On the 28th was the long-desired event, when the Hospital left our Single Brethren’s House, which it had occupied for 8 months, and during the following days the House and the quarters [they had occupied] in the Settlement were completely emptied to our great relief. While they were here 110 of the men died and were buried. In the evening a liturgy of thanksgiving was held with the Brethren, and in this it was wished that before the house is occupied again, it needs to be thoroughly repaired and cleaned and that the Savior might cure from the ground up all the harm that the Choir has suffered during this time.
On September 11th we received the troubling news from Bethlehem that they had just received a summons on the Married People’s Choir Festival that all the Brethren in Bethlehem, Nazareth, etc, must present themselves in Allentown before the Justice of the Peace and take the Test Act. This was indeed reversed by the intervening of the Speaker of the Assembly in Philadelphia but then as a matter of fact right after that was executed even more sharply upon 10 Brethren in Emmaus, among those affected was our Br. Franz Boehler, who were in fact taken prisoner to Easton.

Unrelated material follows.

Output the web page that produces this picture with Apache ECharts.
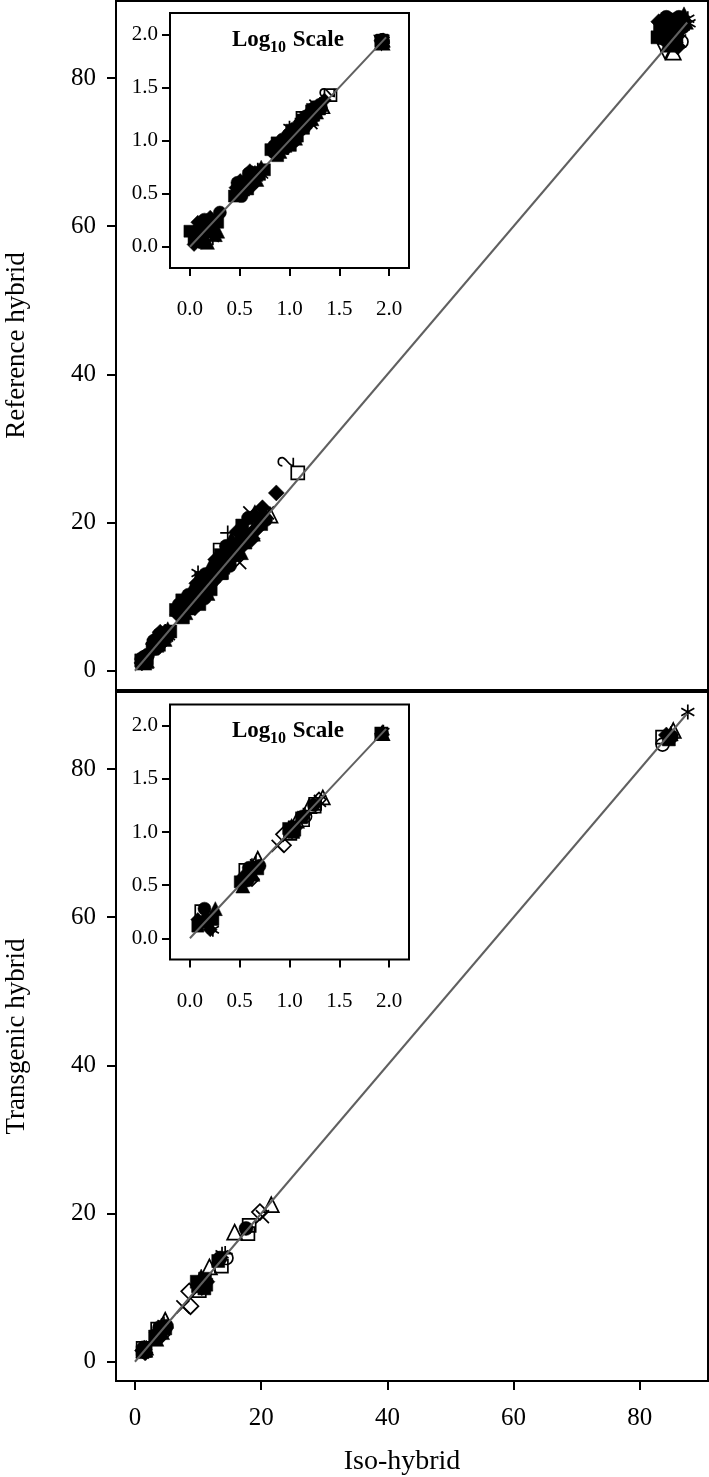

This troubling occurrence as well as the frightening consequences that weigh us down here and affect many things in the communal fellowship here, occasioned Br. Matthäus on the 17th to go to Bethlehem for a Provincial Elders’ Conference on the matter of the Test Act. He was accompanied by Br. Christian Heckewaelder from Salem [NC], who had just arrived here a couple of days before with the same concern and on account of pressing danger.
After the Single Brethren’s House had been thoroughly cleaned, repaired and whitewashed throughout this whole month and thoroughly cared for courtesy of the voluntary service of the Single Sisters, all of the Brethren who had been scattered moved back into the house with all the equipment for their professions. That same evening they moved into their sleeping hall again with a solemn liturgy and on Sunday the 27th the Worship Hall was consecrated with a Lovefeast as if anew.
When Dr. Allison left here at the end of the month to follow the Army, he asked that we might grant his wife and 2 children shelter here until he could find convenient [Eng] quarters where he was and could come get them, which we willingly granted in consideration [Eng] of the service he has rendered us and his friendliness.
December the 1st was the longed-for “Day which the Lord has made, let us rejoice and be glad in it with thanksgiving” from the Watchword for today, in as much as the resolution of the Assembly appeared in the newspaper for the first time and we noticed it, namely that “all those who had missed taking the Test Act or did not want to take the Test Act, could neither vote nor be voted for, nor be admitted to certain offices, but otherwise would enjoy all civil privileges and the punishments previously attached to refusal of the Test Act would from now on be omitted and done away with.” Praise and thanks be to God! Thus now we are made equal to those who thought that by taking the oath they would gain some advantage or privilege.
On the 24th we had blessed Christmas Vigils with the Children and the Adults, with a general Lovefeast and then after that lovely Christmas holy days, especially in the Choirs. On the 31st we closed the old year most blessedly with penitence, prayer, praising, thanks and adoration.